By KENNETH OFGANG, Staff Writer

 

A photographer who used to work for Getty Images can sue the company on claims that it defamed him with false accusations of employing physically aggressive behavior against a colleague, the Court of Appeal for this district ruled yesterday.

Div. Three, in an unpublished opinion by Justice Richard Aldrich, affirmed Los Angeles Superior Court Judge Steven Kleifield’s order denying Getty’s motion to toss the suit by Paul Hebert.

Hebert is a freelance photographer who covers “red carpet” events, such as film premieres and award shows. He was working for both Getty and InVision before he and Getty ended their relationship in early August 2013.

Shortly after the relationship ended, Karl Walter, director of editorial photography at Getty,  sent an email to six managers at InVision, claiming that when Getty stopped working with Hebert, “the chip he had on his shoulder got bigger” and he “laid hands on one of our photographers.”

He also sent an email to photographers working regularly with Getty, saying Hebert “is no longer affiliated with our team,” that “he can be aggressive both emotionally and physically,” and that he might try to stake out spots reserved for other photographers to gain better positioning for himself. Walter urged the recipients to contact him if they had problems with Hebert.

Hebert sued Getty and Walter a month later. He said that being stable and “level-headed” were important in the profession and that Walter’s claims were false and would damage his ability to perform his occupation.

Anti-SLAPP Motion

The defendants argued in an anti-SLAPP motion that the emails were protected activity involving a matter of public interest, namely the behavior of celebrity photographers. They further argued that Hebert could not prevail because the statements were protected opinion and were subject to the common interest privilege.

They supported the motion with declarations from the photographer who was allegedly pushed by Hebert at the event precipitating the emails, as well as from another Getty photographer who said that Hebert threatened him at an event months earlier.

Hebert responded with declarations from several photographers who had been at events with him including the two mentioned in the declarations offered by Getty. The declarants all said they had never seen Hebert act violently or unprofessionally.

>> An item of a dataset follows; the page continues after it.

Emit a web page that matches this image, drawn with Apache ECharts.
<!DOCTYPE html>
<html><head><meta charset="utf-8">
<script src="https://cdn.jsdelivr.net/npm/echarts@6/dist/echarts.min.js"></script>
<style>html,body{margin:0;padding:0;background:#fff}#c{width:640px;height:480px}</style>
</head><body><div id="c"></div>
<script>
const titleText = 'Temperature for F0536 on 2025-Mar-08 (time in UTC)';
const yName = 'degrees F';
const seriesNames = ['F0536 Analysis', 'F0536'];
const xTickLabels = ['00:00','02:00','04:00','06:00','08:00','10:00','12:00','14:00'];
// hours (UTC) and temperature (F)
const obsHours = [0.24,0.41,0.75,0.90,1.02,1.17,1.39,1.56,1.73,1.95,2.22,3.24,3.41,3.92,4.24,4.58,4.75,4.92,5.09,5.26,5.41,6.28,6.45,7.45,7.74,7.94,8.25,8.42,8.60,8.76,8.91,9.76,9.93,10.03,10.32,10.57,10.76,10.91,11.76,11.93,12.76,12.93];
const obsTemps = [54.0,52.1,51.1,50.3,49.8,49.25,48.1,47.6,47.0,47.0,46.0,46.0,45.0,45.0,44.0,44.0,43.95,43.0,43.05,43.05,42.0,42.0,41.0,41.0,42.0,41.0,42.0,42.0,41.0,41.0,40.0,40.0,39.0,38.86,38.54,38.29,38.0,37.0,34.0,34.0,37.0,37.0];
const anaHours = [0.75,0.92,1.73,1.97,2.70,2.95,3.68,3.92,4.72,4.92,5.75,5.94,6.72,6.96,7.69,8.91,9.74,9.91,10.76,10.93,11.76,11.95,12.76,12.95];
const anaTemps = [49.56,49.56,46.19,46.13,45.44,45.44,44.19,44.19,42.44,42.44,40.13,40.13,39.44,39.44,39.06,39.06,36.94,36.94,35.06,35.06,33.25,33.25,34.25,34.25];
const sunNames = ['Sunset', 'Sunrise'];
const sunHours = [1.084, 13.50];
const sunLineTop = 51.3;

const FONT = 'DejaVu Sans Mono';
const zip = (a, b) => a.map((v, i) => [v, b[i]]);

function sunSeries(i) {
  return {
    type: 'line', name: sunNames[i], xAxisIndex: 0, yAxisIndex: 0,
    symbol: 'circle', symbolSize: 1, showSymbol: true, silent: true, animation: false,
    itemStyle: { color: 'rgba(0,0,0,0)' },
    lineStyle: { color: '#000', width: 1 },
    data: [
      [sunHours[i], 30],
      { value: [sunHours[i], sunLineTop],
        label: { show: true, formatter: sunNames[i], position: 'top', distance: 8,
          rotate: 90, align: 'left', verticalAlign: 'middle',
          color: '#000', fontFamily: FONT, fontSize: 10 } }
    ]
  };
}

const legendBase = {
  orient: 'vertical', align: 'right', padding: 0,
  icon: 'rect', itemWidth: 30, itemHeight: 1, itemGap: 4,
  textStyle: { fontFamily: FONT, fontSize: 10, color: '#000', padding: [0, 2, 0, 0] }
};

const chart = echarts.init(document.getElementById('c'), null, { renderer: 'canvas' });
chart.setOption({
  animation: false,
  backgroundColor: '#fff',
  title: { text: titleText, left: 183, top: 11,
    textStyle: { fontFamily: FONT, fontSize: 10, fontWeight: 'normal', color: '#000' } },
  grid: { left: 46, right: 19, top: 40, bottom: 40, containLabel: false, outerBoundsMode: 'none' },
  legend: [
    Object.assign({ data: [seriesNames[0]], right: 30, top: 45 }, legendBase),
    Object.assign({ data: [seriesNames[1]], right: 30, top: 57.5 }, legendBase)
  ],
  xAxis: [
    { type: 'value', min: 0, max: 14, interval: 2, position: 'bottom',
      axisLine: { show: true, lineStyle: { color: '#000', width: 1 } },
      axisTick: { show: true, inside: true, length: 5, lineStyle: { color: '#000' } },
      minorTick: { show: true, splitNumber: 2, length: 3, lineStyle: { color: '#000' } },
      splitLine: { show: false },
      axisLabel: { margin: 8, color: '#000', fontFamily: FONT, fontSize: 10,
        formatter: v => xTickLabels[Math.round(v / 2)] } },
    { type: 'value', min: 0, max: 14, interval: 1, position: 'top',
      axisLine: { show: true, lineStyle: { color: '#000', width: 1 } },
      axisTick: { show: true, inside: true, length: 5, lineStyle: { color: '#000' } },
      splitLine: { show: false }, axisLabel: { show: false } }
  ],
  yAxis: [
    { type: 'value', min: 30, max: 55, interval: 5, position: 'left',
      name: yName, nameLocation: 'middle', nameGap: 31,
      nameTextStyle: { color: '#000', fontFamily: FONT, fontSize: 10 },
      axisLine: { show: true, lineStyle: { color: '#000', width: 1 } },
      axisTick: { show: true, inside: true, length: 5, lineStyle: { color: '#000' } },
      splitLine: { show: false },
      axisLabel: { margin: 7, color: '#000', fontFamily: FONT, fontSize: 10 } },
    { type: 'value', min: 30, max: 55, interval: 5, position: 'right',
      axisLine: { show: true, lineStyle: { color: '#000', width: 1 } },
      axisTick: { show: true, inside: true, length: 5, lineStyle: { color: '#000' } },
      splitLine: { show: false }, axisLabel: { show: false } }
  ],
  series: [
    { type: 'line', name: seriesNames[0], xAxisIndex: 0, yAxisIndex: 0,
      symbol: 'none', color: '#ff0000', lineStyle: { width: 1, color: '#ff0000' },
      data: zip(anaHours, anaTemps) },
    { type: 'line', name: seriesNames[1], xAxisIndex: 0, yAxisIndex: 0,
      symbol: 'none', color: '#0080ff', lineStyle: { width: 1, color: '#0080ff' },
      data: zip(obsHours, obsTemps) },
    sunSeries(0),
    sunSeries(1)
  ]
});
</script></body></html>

He also submitted his own declaration, suggesting that Getty was retaliating against him because of his work for InVision, which was founded by people who used to work for Getty.

Kleifield agreed the statements implicated free speech rights with respect to an issue of public interest. But he held that the plaintiff had established a sufficient likelihood of winning the suit to withstand the motion.

Aldrich, writing for the Court of Appeal, said the trial judge reached the correct result, but that he was wrong in holding that an issue of public interest was involved.

“People may be interested in the subjects of Hebert’s photographs, but that is different than a public interest in Hebert,” he wrote. “That Hebert photographs people who are in the public eye does not, by itself, make Hebert a public figure.”

Hebert’s conduct, he went on to say, was of obvious interest to the recipients of the emails, “[b]ut there was no showing his behavior affected people other than Hebert’s colleagues.”

Size and Power

Aldrich acknowledged that some courts have “found that matters of concern only to a small segment of society can be ones of public interest.” He cited, among other cases, Church of Scientology v. Wollersheim (1996) 42 Cal.App.4th 628, which held that the size and power of an organization may make its internal operations a subject of public interest.

“But when the issue is of interest to only a limited segment of the public, to be protected the activity must, at a minimum, occur in the context of an ongoing controversy, dispute or discussion, such that it warrants protection by a statute that embodies the public policy of encouraging participation in matters of public significance,” the justice wrote.   

Nor would the “interest in maintaining safe workplaces,” as the trial judge put it, support the requisite finding, Aldrich said, because “the primary focus of the communications involved an ordinary workplace dispute.”  

Attorneys on appeal were Davis Wright Tremaine’s Kelli L. Sager and Dan Laidman for the defendants and Marcus A. Mancini and Christopher M. Barnes of Mancini & Associates, along with Benedon & Serlin’s Gerald M. Serlin and Wendy S. Albers, for the plaintiff.

The case is Hebert v. Getty Images (US), Inc., B255762.